The third summer home was at Toblach, aka Dobbiaco, high (elevation of the valley in which the town lies: 4072 feet) in the Dolomites of Italy's Südtirol/Alto Adige region. Mahler moved there in 1908, after his young daughter's death in 1907 made the prospect of returning to Maiernigg too painful. Though there are lakes in the area, there isn't a single large one that characterizes the landscape like at Mahler's previous two summer homes. The mountains at Toblach, however, are perhaps more breathtaking than at Steinbach or Maiernigg - they are far higher, and consist more of points and spires and crags than continuous rock faces. Low clouds (of which there were plenty when I visited in 2005) may completely obscure even the lowest peaks in the area. Mahler did not speak so explicitly about working the specific landscape of Toblach into the music he wrote there (Das Lied von der Erde, the Ninth and Tenth Symphonies), but he really didn't need to.

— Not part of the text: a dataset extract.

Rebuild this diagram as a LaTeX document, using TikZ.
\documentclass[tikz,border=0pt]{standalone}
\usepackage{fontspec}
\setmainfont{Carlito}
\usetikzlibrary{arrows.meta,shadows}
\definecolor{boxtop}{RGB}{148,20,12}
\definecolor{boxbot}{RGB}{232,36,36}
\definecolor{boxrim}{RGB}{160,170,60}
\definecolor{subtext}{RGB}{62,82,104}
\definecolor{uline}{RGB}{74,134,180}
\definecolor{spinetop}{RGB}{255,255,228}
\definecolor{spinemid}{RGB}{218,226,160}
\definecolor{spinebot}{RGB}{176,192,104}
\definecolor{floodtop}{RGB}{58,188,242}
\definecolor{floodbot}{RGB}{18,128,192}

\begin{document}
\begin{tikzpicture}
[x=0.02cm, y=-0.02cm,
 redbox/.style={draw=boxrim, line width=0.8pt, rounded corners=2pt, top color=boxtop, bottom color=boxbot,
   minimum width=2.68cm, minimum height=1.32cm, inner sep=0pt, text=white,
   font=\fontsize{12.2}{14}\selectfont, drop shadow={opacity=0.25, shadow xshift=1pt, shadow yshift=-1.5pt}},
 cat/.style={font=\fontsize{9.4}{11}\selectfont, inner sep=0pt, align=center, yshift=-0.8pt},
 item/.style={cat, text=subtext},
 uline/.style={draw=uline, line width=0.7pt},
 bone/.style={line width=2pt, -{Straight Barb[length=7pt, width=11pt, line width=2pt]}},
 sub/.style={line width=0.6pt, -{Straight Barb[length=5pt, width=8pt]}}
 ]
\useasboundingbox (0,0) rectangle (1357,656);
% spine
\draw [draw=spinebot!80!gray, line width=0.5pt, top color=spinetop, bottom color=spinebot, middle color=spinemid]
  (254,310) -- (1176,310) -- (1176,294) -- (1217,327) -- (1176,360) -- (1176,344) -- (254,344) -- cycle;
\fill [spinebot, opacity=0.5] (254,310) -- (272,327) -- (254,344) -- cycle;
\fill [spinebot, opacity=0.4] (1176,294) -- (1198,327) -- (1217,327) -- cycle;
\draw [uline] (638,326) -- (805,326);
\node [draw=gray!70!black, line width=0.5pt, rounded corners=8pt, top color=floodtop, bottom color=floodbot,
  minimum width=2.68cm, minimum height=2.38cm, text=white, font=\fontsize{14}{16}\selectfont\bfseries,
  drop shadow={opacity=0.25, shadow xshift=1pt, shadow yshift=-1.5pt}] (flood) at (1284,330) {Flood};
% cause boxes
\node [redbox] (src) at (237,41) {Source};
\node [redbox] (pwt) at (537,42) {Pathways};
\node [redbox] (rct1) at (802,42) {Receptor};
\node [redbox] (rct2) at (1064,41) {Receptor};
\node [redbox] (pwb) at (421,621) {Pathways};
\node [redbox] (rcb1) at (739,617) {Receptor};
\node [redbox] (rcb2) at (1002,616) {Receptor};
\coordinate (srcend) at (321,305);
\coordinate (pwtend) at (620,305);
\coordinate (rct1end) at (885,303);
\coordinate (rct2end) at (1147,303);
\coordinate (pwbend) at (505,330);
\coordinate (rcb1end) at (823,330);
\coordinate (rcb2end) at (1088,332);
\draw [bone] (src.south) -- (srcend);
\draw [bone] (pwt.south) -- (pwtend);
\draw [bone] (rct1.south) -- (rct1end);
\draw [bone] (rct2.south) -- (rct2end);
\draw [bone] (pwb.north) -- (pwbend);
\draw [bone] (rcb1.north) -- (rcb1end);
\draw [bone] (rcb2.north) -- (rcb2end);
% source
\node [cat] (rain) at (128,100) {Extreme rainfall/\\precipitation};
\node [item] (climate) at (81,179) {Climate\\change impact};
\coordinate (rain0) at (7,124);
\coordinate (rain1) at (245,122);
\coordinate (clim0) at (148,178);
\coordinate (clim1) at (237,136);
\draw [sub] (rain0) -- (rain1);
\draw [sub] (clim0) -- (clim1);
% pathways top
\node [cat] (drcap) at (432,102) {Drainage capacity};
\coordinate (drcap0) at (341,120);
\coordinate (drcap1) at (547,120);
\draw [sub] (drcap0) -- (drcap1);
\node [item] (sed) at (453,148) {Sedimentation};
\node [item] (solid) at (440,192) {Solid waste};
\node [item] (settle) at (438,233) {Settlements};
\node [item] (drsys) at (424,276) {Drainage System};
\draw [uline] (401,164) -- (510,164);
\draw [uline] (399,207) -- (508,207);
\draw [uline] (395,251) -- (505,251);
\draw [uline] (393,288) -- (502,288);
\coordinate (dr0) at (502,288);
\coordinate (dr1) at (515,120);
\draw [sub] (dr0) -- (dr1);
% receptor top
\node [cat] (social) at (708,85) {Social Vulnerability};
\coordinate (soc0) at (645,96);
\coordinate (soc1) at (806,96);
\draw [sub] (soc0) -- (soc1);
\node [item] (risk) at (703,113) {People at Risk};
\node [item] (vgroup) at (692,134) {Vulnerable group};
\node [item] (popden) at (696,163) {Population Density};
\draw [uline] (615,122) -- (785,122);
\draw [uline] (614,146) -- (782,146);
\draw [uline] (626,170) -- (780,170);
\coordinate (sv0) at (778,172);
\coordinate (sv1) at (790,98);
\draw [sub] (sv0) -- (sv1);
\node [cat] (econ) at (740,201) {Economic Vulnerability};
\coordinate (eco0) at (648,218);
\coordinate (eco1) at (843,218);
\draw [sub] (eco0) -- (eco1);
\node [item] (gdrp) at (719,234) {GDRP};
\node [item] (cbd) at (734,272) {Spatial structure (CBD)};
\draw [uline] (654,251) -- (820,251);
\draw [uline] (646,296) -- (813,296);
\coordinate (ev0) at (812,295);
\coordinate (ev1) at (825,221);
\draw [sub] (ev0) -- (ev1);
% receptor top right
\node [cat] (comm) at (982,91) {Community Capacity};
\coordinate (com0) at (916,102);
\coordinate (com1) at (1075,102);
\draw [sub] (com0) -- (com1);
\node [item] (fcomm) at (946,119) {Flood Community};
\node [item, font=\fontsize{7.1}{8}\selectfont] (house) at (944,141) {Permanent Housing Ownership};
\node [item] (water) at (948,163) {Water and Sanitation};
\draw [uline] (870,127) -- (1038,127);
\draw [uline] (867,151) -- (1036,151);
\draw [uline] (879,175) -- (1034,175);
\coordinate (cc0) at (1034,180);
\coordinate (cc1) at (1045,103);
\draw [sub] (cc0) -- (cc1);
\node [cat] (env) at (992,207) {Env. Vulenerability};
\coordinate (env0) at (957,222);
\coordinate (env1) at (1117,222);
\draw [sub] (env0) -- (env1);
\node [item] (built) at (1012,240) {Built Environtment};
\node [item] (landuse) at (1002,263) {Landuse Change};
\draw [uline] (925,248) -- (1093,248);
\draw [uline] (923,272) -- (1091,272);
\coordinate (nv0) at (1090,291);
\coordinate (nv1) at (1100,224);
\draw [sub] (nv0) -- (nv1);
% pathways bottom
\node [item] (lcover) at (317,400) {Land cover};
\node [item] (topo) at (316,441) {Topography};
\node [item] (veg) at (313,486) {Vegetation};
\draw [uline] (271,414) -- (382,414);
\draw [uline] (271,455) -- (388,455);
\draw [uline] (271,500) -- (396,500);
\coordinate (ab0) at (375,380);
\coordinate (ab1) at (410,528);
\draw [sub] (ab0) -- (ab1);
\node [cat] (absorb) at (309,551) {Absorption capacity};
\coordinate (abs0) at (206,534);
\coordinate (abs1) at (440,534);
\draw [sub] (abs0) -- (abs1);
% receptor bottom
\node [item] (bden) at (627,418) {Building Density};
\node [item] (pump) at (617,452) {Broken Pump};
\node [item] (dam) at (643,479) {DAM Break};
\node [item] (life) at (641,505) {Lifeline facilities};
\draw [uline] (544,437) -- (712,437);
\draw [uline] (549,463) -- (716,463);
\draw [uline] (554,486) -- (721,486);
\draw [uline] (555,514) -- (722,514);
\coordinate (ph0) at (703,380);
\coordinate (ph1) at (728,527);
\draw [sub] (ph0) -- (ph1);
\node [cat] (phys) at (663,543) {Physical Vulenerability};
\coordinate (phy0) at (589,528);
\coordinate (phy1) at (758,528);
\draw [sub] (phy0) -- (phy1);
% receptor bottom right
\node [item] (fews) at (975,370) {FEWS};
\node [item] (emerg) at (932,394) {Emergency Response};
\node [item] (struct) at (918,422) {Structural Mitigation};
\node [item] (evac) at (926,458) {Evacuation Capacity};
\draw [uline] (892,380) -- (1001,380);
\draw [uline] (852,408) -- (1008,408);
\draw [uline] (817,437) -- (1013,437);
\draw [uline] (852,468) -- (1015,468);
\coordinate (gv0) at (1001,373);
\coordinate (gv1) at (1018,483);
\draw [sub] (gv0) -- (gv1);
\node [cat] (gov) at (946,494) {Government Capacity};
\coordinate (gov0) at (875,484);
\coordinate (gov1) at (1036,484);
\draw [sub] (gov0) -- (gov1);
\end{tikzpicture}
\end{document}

The title "The Song of the Earth" says so very much, and the soundworld coupled with the text to the final movement paint a picture that can only be Toblach at night, if one has seen the place for comparison. That final movement, "Der Abschied" ("The Farewell") is a long and poignant farewell to life, which begins with the sun setting behind the mountains, and ends with praise of the Earth itself, which always renews itself in cycles. Perhaps those cycles are seasons, but for such an inhabitant of the mountains as Mahler, he would likely have been thrilled to know that mountains come and go in great cycles as well.